I get 5 perl processes (our FCGID max_procs is 5) all maxing out CPU, I assume they're all trying to rotate the same logfile at the same time.
Our site is moderately busy, our events.log for any given month for the last 6 months have grown from 50MiB up to 120MiB.
Users get 500 timeouts and restarting apache doesn't help. None of the view requests are able to be completed inside of our 30 second fcgid timeout.
My work-around has been to stop apache, run
./view
from the CLI - it takes a bit over a minute (?!) to complete - then start apache, and the site is back to normal for another month.
--
PaulHarvey - 01 Aug 2012
Discussion:
http://irclogs.foswiki.org/bin/irclogger_log/foswiki?date=2012-08-01,Wed&sel=116#l112
--
PaulHarvey - 01 Aug 2012
That's exactly what I've had to do on Foswiki.org. Stop apache, ./view, and then start apache, though for us, the impact is usually things keep going after the rotate attempts crash. Also error.log and debug.log are still not being rotated on Foswiki.org, however events.log rotated just fine.
--
GeorgeClark - 01 Aug 2012
Reading the tealeaves from NYTProf, of the
1.83s (450ms+1.38) within Foswiki::Logger::PlainFile::_rotate which was called 30028 times, avg 61µs/call:
my $eventTime = Foswiki::Time::parseTime( $event[1] );
# spent 1.21s making 30012 calls to Foswiki::Time::parseTime, avg 40µs/call
And on this run,
timeit
reports that the rotate call took 1.28s to complete. That means 95% of the CPU time spent rotating a logfile is in parsing the date strings.
--
PaulHarvey - 01 Aug 2012
I replaced that line with a dumb regex which should only match isodates; if it doesn't match, it uses the old parseTime method for grabbing the year-month of the log entry.
This seems to result in a 4x speedup of log rotations.
On my (real!) Xeon 3.0GHz PC:
# |
wallclock secs |
Lines/sec |
Before |
0.440275 |
34069 |
After |
0.117118 |
128075 |
I'd like to see a bigger improvement but this should address my immediate concerns. Closing.
--
PaulHarvey - 01 Aug 2012
The code is very stupid; it will start trying to rotate the log
even if someone else is already rotating it.
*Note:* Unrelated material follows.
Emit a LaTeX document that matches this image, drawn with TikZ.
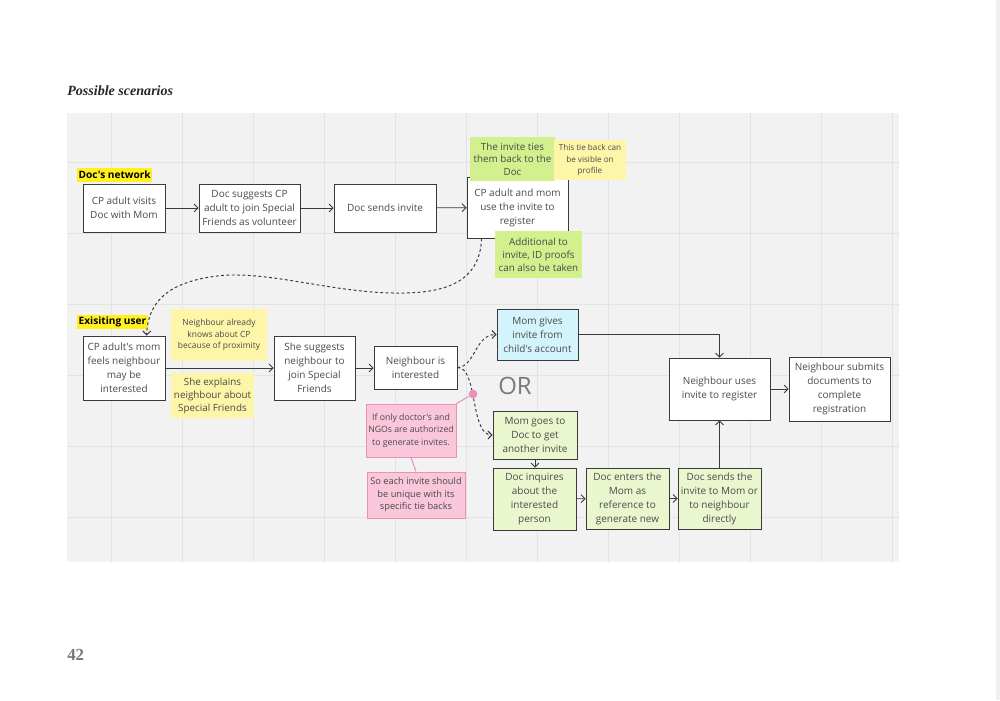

There are a number of really obvious ways to improve on that!
--
CrawfordCurrie - 01 Aug 2012
Improved the bug title for release notes.
--
PaulHarvey - 02 Aug 2012
I've added this to the
KnownIssuesOfFoswiki01x01, which includes a hotfix suggestion.
--
PaulHarvey - 28 Sep 2012
Another solution is to make it easier to re-enable the Compatibility logger. I'm updating configure to define the file settings used by the compatibility logger, but defaulting them to empty. And modifying the checkers to note the issues with the
PlainFile logger.
--
GeorgeClark - 14 Oct 2012